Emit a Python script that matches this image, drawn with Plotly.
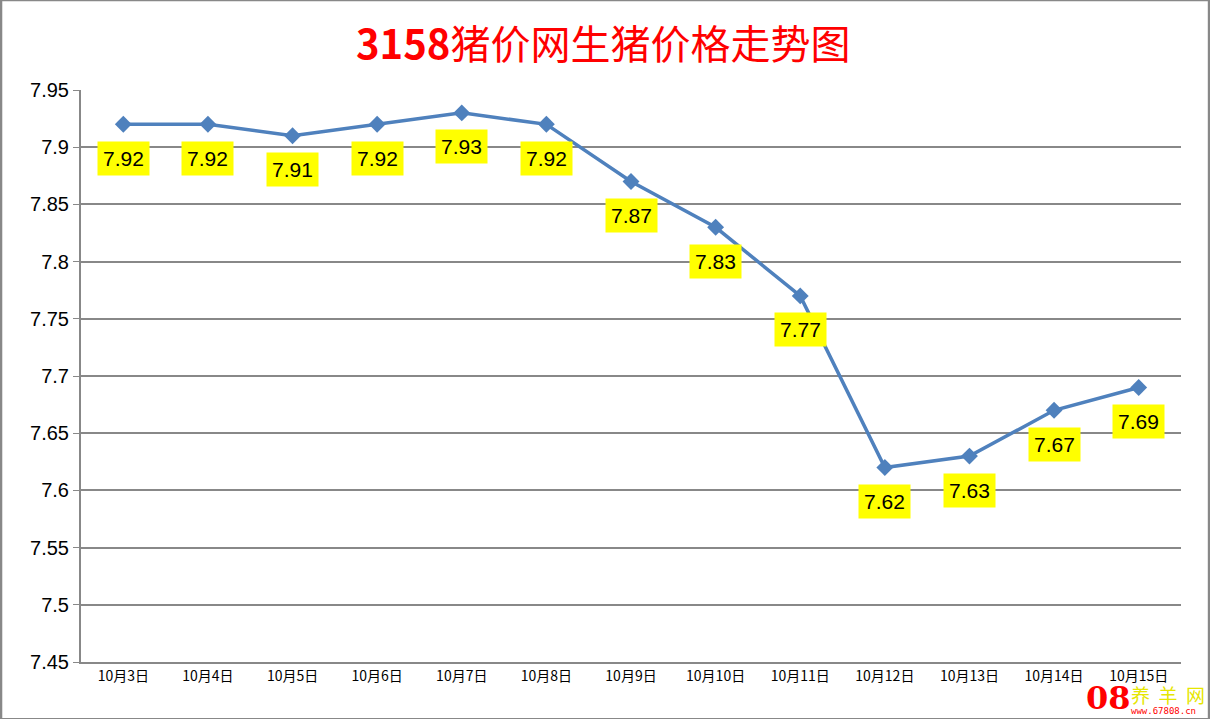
import plotly.graph_objects as go

categories = ["10月3日", "10月4日", "10月5日", "10月6日", "10月7日", "10月8日", "10月9日",
              "10月10日", "10月11日", "10月12日", "10月13日", "10月14日", "10月15日"]
prices = [7.92, 7.92, 7.91, 7.92, 7.93, 7.92, 7.87, 7.83, 7.77, 7.62, 7.63, 7.67, 7.69]
y_ticks = [7.45, 7.5, 7.55, 7.6, 7.65, 7.7, 7.75, 7.8, 7.85, 7.9, 7.95]
y_tick_text = ["7.45", "7.5", "7.55", "7.6", "7.65", "7.7", "7.75", "7.8", "7.85", "7.9", "7.95"]
title_num = "3158"
title_rest = "猪价网生猪价格走势图"

fig = go.Figure()
fig.add_trace(go.Scatter(
    x=categories, y=prices, mode="lines+markers",
    line=dict(color="#4F81BD", width=3.5),
    marker=dict(symbol="diamond", size=13, color="#4F81BD"),
    hoverinfo="skip", showlegend=False,
))

for c, p in zip(categories, prices):
    fig.add_annotation(x=c, y=p, text=f"{p:.2f}", showarrow=False, yshift=-34,
                       bgcolor="#FFFF00", borderpad=5,
                       font=dict(family="Liberation Sans, Arial", size=21, color="black"))

fig.add_annotation(xref="paper", yref="paper", x=0.4745, y=1, yshift=48, xanchor="center", yanchor="middle",
                   text="<b>" + title_num + "</b>" + title_rest, showarrow=False,
                   font=dict(family="Noto Sans CJK SC", size=40, color="#FF0000"))

# watermark
fig.add_annotation(xref="paper", yref="paper", x=1.0, y=0, xanchor="right", yanchor="top",
                   xshift=-48, yshift=-15,
                   text="<b>08</b>", showarrow=False,
                   font=dict(family="DejaVu Serif", size=32, color="#FF0000"))
fig.add_annotation(xref="paper", yref="paper", x=1.0, y=0, xanchor="left", yanchor="top",
                   xshift=-52, yshift=-17,
                   text="养&nbsp;&nbsp;羊&nbsp;&nbsp;网", showarrow=False,
                   font=dict(family="Noto Sans CJK SC", size=19, color="#E6E600"))
fig.add_annotation(xref="paper", yref="paper", x=1.0, y=0, xanchor="left", yanchor="top",
                   xshift=-52, yshift=-42,
                   text="www.67808.cn", showarrow=False,
                   font=dict(family="DejaVu Sans Mono", size=9, color="#FF0000"))

fig.add_shape(type="rect", xref="paper", yref="paper", x0=-0.0727, x1=1.0255, y0=-0.0999, y1=1.1573,
              line=dict(color="#888888", width=2.5), layer="above")

fig.update_layout(
    width=1210, height=719,
    margin=dict(l=81, r=29, t=90, b=57),
    paper_bgcolor="white", plot_bgcolor="white",
    xaxis=dict(showgrid=False, showline=True, linecolor="#888888", linewidth=2,
               ticks="", tickfont=dict(family="Noto Sans CJK SC", size=14, color="black"),
               range=[-0.5, 12.5], fixedrange=True),
    yaxis=dict(range=[7.45, 7.95], tickvals=y_ticks, ticktext=y_tick_text,
               showgrid=True, gridcolor="#888888", gridwidth=1.5,
               showline=True, linecolor="#888888", linewidth=2, ticks="outside",
               ticklen=6, tickcolor="#888888", zeroline=False,
               tickfont=dict(family="Liberation Sans, Arial", size=20, color="black")),
)

fig.write_html("out.html", config={"displayModeBar": False},
               post_script="document.body.style.margin='0';document.body.style.overflow='hidden';")
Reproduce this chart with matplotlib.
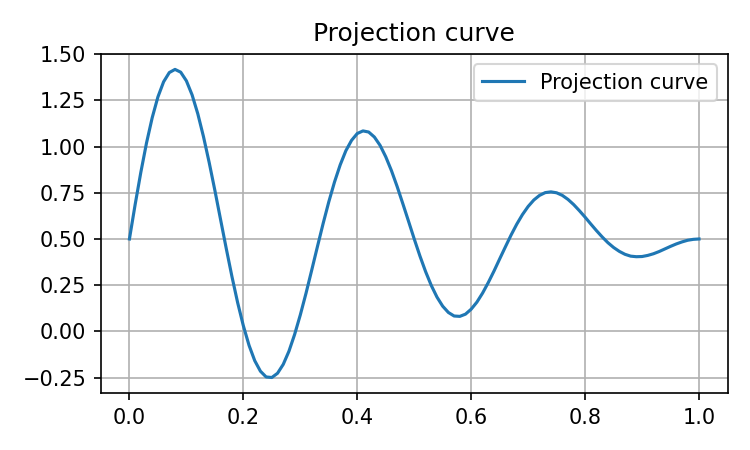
import matplotlib
matplotlib.use("Agg")
import matplotlib.pyplot as plt

# values (step 0.01)
x_vals = [i / 100 for i in range(101)]
y_vals = [0.500, 0.686, 0.861, 1.020, 1.157, 1.269, 1.351, 1.401, 1.418, 1.403,
          1.356, 1.280, 1.178, 1.054, 0.914, 0.763, 0.605, 0.448, 0.296, 0.155,
          0.030, -0.076, -0.159, -0.216, -0.247, -0.250, -0.227, -0.179, -0.108, -0.017,
          0.089, 0.206, 0.331, 0.458, 0.583, 0.701, 0.808, 0.901, 0.978, 1.034,
          1.071, 1.085, 1.079, 1.052, 1.007, 0.945, 0.870, 0.784, 0.691, 0.596,
          0.500, 0.408, 0.323, 0.248, 0.185, 0.136, 0.102, 0.083, 0.081, 0.093,
          0.120, 0.158, 0.207, 0.264, 0.326, 0.392, 0.457, 0.521, 0.580, 0.632,
          0.676, 0.711, 0.736, 0.751, 0.755, 0.750, 0.736, 0.714, 0.686, 0.653,
          0.618, 0.581, 0.545, 0.511, 0.480, 0.454, 0.433, 0.417, 0.407, 0.404,
          0.405, 0.411, 0.420, 0.432, 0.446, 0.460, 0.473, 0.484, 0.493, 0.498, 0.500]

fig, ax = plt.subplots(figsize=(5, 3), dpi=150)
ax.plot(x_vals, y_vals, label='Projection curve')
ax.set_title('Projection curve')
ax.legend(loc='upper right')
ax.grid(True)

fig.tight_layout()
fig.savefig('out.png', dpi=150)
——
= DESCRIPTION OF THE TASK =
All of the data above should be quoted exactly, except for the pictures.

= RIGHT ANSWER =
Emit a Python script that matches this image, drawn with Plotly.
import plotly.graph_objects as go

categories = ["10月3日", "10月4日", "10月5日", "10月6日", "10月7日", "10月8日", "10月9日",
              "10月10日", "10月11日", "10月12日", "10月13日", "10月14日", "10月15日"]
prices = [7.92, 7.92, 7.91, 7.92, 7.93, 7.92, 7.87, 7.83, 7.77, 7.62, 7.63, 7.67, 7.69]
y_ticks = [7.45, 7.5, 7.55, 7.6, 7.65, 7.7, 7.75, 7.8, 7.85, 7.9, 7.95]
y_tick_text = ["7.45", "7.5", "7.55", "7.6", "7.65", "7.7", "7.75", "7.8", "7.85", "7.9", "7.95"]
title_num = "3158"
title_rest = "猪价网生猪价格走势图"

fig = go.Figure()
fig.add_trace(go.Scatter(
    x=categories, y=prices, mode="lines+markers",
    line=dict(color="#4F81BD", width=3.5),
    marker=dict(symbol="diamond", size=13, color="#4F81BD"),
    hoverinfo="skip", showlegend=False,
))

for c, p in zip(categories, prices):
    fig.add_annotation(x=c, y=p, text=f"{p:.2f}", showarrow=False, yshift=-34,
                       bgcolor="#FFFF00", borderpad=5,
                       font=dict(family="Liberation Sans, Arial", size=21, color="black"))

fig.add_annotation(xref="paper", yref="paper", x=0.4745, y=1, yshift=48, xanchor="center", yanchor="middle",
                   text="<b>" + title_num + "</b>" + title_rest, showarrow=False,
                   font=dict(family="Noto Sans CJK SC", size=40, color="#FF0000"))

# watermark
fig.add_annotation(xref="paper", yref="paper", x=1.0, y=0, xanchor="right", yanchor="top",
                   xshift=-48, yshift=-15,
                   text="<b>08</b>", showarrow=False,
                   font=dict(family="DejaVu Serif", size=32, color="#FF0000"))
fig.add_annotation(xref="paper", yref="paper", x=1.0, y=0, xanchor="left", yanchor="top",
                   xshift=-52, yshift=-17,
                   text="养&nbsp;&nbsp;羊&nbsp;&nbsp;网", showarrow=False,
                   font=dict(family="Noto Sans CJK SC", size=19, color="#E6E600"))
fig.add_annotation(xref="paper", yref="paper", x=1.0, y=0, xanchor="left", yanchor="top",
                   xshift=-52, yshift=-42,
                   text="www.67808.cn", showarrow=False,
                   font=dict(family="DejaVu Sans Mono", size=9, color="#FF0000"))

fig.add_shape(type="rect", xref="paper", yref="paper", x0=-0.0727, x1=1.0255, y0=-0.0999, y1=1.1573,
              line=dict(color="#888888", width=2.5), layer="above")

fig.update_layout(
    width=1210, height=719,
    margin=dict(l=81, r=29, t=90, b=57),
    paper_bgcolor="white", plot_bgcolor="white",
    xaxis=dict(showgrid=False, showline=True, linecolor="#888888", linewidth=2,
               ticks="", tickfont=dict(family="Noto Sans CJK SC", size=14, color="black"),
               range=[-0.5, 12.5], fixedrange=True),
    yaxis=dict(range=[7.45, 7.95], tickvals=y_ticks, ticktext=y_tick_text,
               showgrid=True, gridcolor="#888888", gridwidth=1.5,
               showline=True, linecolor="#888888", linewidth=2, ticks="outside",
               ticklen=6, tickcolor="#888888", zeroline=False,
               tickfont=dict(family="Liberation Sans, Arial", size=20, color="black")),
)

fig.write_html("out.html", config={"displayModeBar": False},
               post_script="document.body.style.margin='0';document.body.style.overflow='hidden';")
Reproduce this chart with matplotlib.
import matplotlib
matplotlib.use("Agg")
import matplotlib.pyplot as plt

# values (step 0.01)
x_vals = [i / 100 for i in range(101)]
y_vals = [0.500, 0.686, 0.861, 1.020, 1.157, 1.269, 1.351, 1.401, 1.418, 1.403,
          1.356, 1.280, 1.178, 1.054, 0.914, 0.763, 0.605, 0.448, 0.296, 0.155,
          0.030, -0.076, -0.159, -0.216, -0.247, -0.250, -0.227, -0.179, -0.108, -0.017,
          0.089, 0.206, 0.331, 0.458, 0.583, 0.701, 0.808, 0.901, 0.978, 1.034,
          1.071, 1.085, 1.079, 1.052, 1.007, 0.945, 0.870, 0.784, 0.691, 0.596,
          0.500, 0.408, 0.323, 0.248, 0.185, 0.136, 0.102, 0.083, 0.081, 0.093,
          0.120, 0.158, 0.207, 0.264, 0.326, 0.392, 0.457, 0.521, 0.580, 0.632,
          0.676, 0.711, 0.736, 0.751, 0.755, 0.750, 0.736, 0.714, 0.686, 0.653,
          0.618, 0.581, 0.545, 0.511, 0.480, 0.454, 0.433, 0.417, 0.407, 0.404,
          0.405, 0.411, 0.420, 0.432, 0.446, 0.460, 0.473, 0.484, 0.493, 0.498, 0.500]

fig, ax = plt.subplots(figsize=(5, 3), dpi=150)
ax.plot(x_vals, y_vals, label='Projection curve')
ax.set_title('Projection curve')
ax.legend(loc='upper right')
ax.grid(True)

fig.tight_layout()
fig.savefig('out.png', dpi=150)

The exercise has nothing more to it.